Multi-Sever based Distributed Coding based on HEVC/H.265 for Studio Quality Video Editing

  • Kim, Jongho;Lim, Sung-Chang;Jeong, Se-Yoon;Kim, Hui-Yong
    • Journal of Multimedia Information System
    • /
    • v.5 no.3
    • /
    • pp.201-208
    • /
    • 2018
  • High Efficiency Video Coding range extensions (HEVC RExt) is a kind of extension model of HEVC. HEVC RExt was specially designed for dealing the high quality images. HEVC RExt is very essential for studio editing which handle the very high quality and various type of images. There are some problems to dealing these massive data in studio editing. One of the most important procedure is re-encoding and decoding procedure during the editing. Various codecs are widely used for studio data editing. But most of the codecs have common problems to dealing the massive data in studio editing.
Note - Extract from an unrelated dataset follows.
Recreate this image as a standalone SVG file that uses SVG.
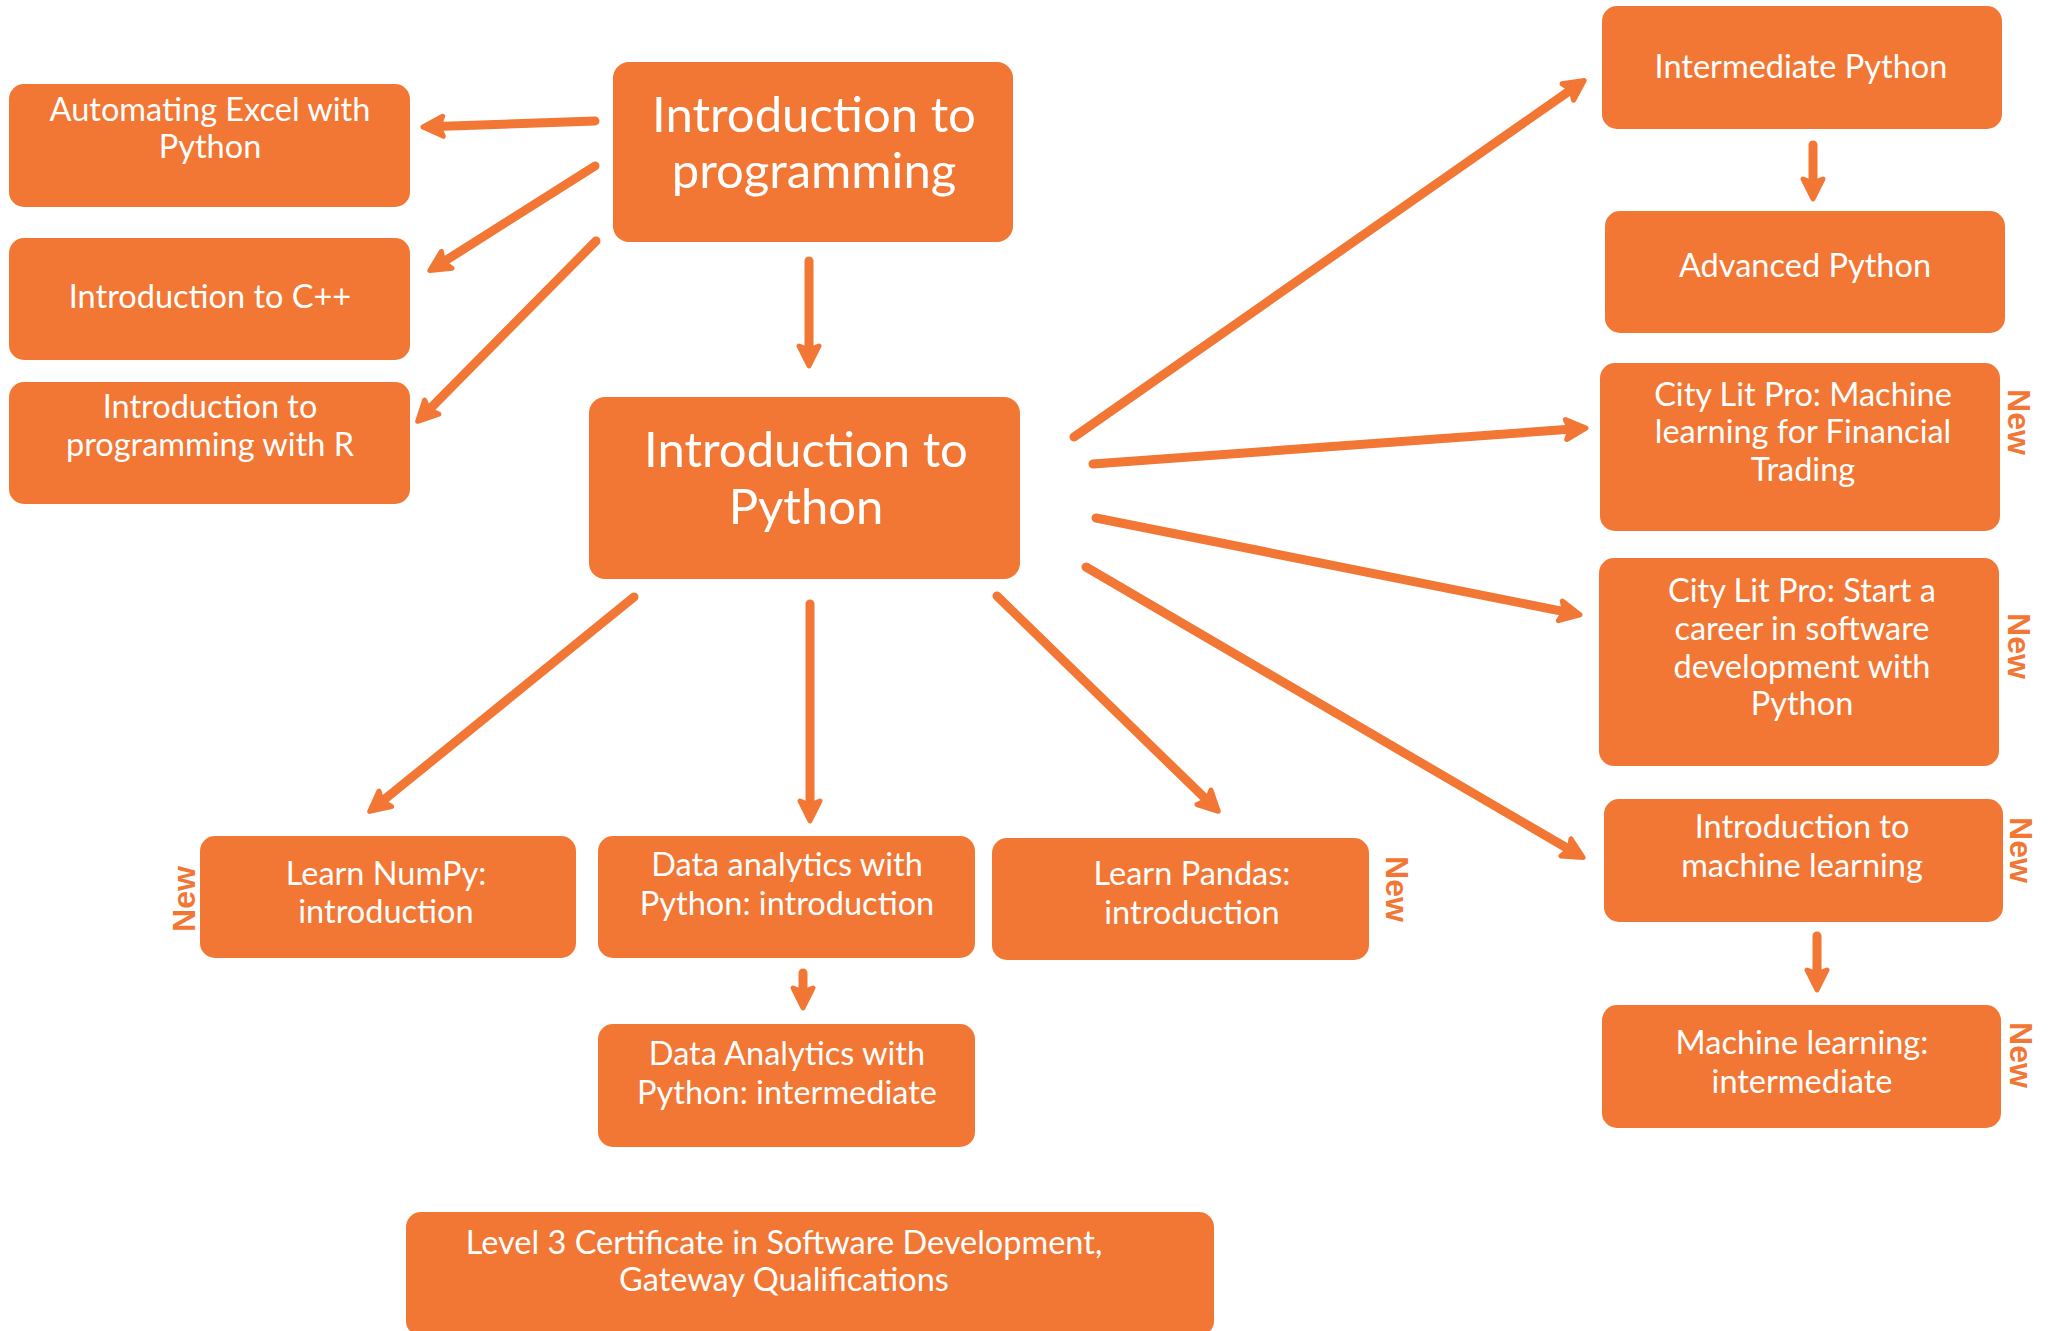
<svg xmlns="http://www.w3.org/2000/svg" width="2053" height="1331" viewBox="0 0 2053 1331">
<style>
.box{fill:#F27634;}
.t{font-family:Lato,"Liberation Sans",sans-serif;fill:#FFFFFF;font-size:32.5px;text-anchor:middle;}
.big{font-size:49px;}
.new{font-family:"Liberation Sans",Arial,sans-serif;font-weight:bold;fill:#F27634;font-size:32px;text-anchor:middle;}
.c{stroke:#F27634;stroke-width:9;stroke-linecap:round;fill:none;marker-end:url(#ah);}
</style>
<defs>
<marker id="ah" markerUnits="userSpaceOnUse" viewBox="-20 -16 30 32" markerWidth="30" markerHeight="32" refX="0" refY="0" orient="auto" overflow="visible">
<path d="M6,0 L-14,-10 L-10,0 L-14,10 Z" fill="#F27634" stroke="#F27634" stroke-width="5" stroke-linejoin="round"/>
</marker>
</defs>
<rect width="2053" height="1331" fill="#FFFFFF"/>
<g id="connectors">
<line class="c" x1="595" y1="121" x2="429" y2="126.8"/>
<line class="c" x1="595" y1="166" x2="434.9" y2="267.3"/>
<line class="c" x1="596" y1="241" x2="421.9" y2="417"/>
<line class="c" x1="809" y1="261" x2="809" y2="360"/>
<line class="c" x1="1074" y1="437" x2="1579.3" y2="84"/>
<line class="c" x1="1093" y1="464" x2="1580" y2="428.5"/>
<line class="c" x1="1096" y1="518" x2="1574.1" y2="613.6"/>
<line class="c" x1="1086" y1="567" x2="1578" y2="854.5"/>
<line class="c" x1="634" y1="597" x2="374.4" y2="807.6"/>
<line class="c" x1="810" y1="604" x2="810" y2="815"/>
<line class="c" x1="997" y1="596" x2="1214" y2="807.1"/>
<line class="c" x1="1813" y1="145" x2="1813" y2="193"/>
<line class="c" x1="1817" y1="936" x2="1817" y2="984"/>
<line class="c" x1="803" y1="973" x2="803" y2="1002"/>
</g>
<g id="n-prog"><rect class="box" x="613" y="62" width="400" height="180" rx="16"/><text class="t big" x="814" y="132">Introduction to</text><text class="t big" x="814" y="188">programming</text></g>
<g id="n-excel"><rect class="box" x="9" y="84" width="401" height="123" rx="15"/><text class="t" x="210" y="121">Automating Excel with</text><text class="t" x="210" y="158">Python</text></g>
<g id="n-cpp"><rect class="box" x="9" y="238" width="401" height="122" rx="15"/><text class="t" x="210" y="308">Introduction to C++</text></g>
<g id="n-r"><rect class="box" x="9" y="382" width="401" height="122" rx="15"/><text class="t" x="210" y="418">Introduction to</text><text class="t" x="210" y="456">programming with R</text></g>
<g id="n-python"><rect class="box" x="589" y="397" width="431" height="182" rx="16"/><text class="t big" x="806" y="467">Introduction to</text><text class="t big" x="806" y="524">Python</text></g>
<g id="n-int-py"><rect class="box" x="1602" y="6" width="400" height="123" rx="15"/><text class="t" x="1801" y="78">Intermediate Python</text></g>
<g id="n-adv-py"><rect class="box" x="1605" y="211" width="400" height="122" rx="15"/><text class="t" x="1805" y="277">Advanced Python</text></g>
<g id="n-clp-ml"><rect class="box" x="1600" y="363" width="400" height="168" rx="15"/><text class="t" x="1803" y="406">City Lit Pro: Machine</text><text class="t" x="1803" y="443">learning for Financial</text><text class="t" x="1803" y="481">Trading</text><text class="new" transform="translate(2008,422) rotate(90)">New</text></g>
<g id="n-clp-sd"><rect class="box" x="1599" y="558" width="400" height="208" rx="15"/><text class="t" x="1802" y="602">City Lit Pro: Start a</text><text class="t" x="1802" y="640">career in software</text><text class="t" x="1802" y="678">development with</text><text class="t" x="1802" y="715">Python</text><text class="new" transform="translate(2008,646) rotate(90)">New</text></g>
<g id="n-intro-ml"><rect class="box" x="1604" y="799" width="399" height="123" rx="15"/><text class="t" x="1802" y="838">Introduction to</text><text class="t" x="1802" y="877">machine learning</text><text class="new" transform="translate(2010,850) rotate(90)">New</text></g>
<g id="n-ml-int"><rect class="box" x="1602" y="1005" width="399" height="123" rx="15"/><text class="t" x="1802" y="1054">Machine learning:</text><text class="t" x="1802" y="1093">intermediate</text><text class="new" transform="translate(2010,1055) rotate(90)">New</text></g>
<g id="n-numpy"><rect class="box" x="200" y="836" width="376" height="122" rx="15"/><text class="t" x="386" y="885">Learn NumPy:</text><text class="t" x="386" y="923">introduction</text><text class="new" transform="translate(195,899) rotate(-90)">New</text></g>
<g id="n-da-intro"><rect class="box" x="598" y="836" width="377" height="122" rx="15"/><text class="t" x="787" y="876">Data analytics with</text><text class="t" x="787" y="915">Python: introduction</text></g>
<g id="n-pandas"><rect class="box" x="992" y="838" width="377" height="122" rx="15"/><text class="t" x="1192" y="885">Learn Pandas:</text><text class="t" x="1192" y="924">introduction</text><text class="new" transform="translate(1386,889) rotate(90)">New</text></g>
<g id="n-da-int"><rect class="box" x="598" y="1024" width="377" height="123" rx="15"/><text class="t" x="787" y="1065">Data Analytics with</text><text class="t" x="787" y="1104">Python: intermediate</text></g>
<g id="n-level3"><rect class="box" x="406" y="1212" width="808" height="124" rx="15"/><text class="t" x="784" y="1254">Level 3 Certificate in Software Development,</text><text class="t" x="784" y="1291">Gateway Qualifications</text></g>
</svg>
First, the re-encoding and decoding processes are frequently occurred during the studio data editing and it brings enormous time-consuming and video quality loss. This paper, we suggest new video coding structure for the efficient studio video editing. The coding structure which is called "ultra-low delay (ULD)". It has the very simple and low-delayed referencing structure. To simplify the referencing structure, we can minimize the number of the frames which need decoding and re-encoding process. It also prevents the quality degradation caused by the frequent re-encoding. Various fast coding algorithms are also proposed for efficient editing such as tool-level optimization, multi-serve based distributed coding and SIMD (Single instruction, multiple data) based parallel processing. It can reduce the enormous computational complexity during the editing procedure. The proposed method shows 9500 times faster coding speed with negligible loss of quality. The proposed method also shows better coding gain compare to "intra only" structure. We can confirm that the proposed method can solve the existing problems of the studio video editing efficiently.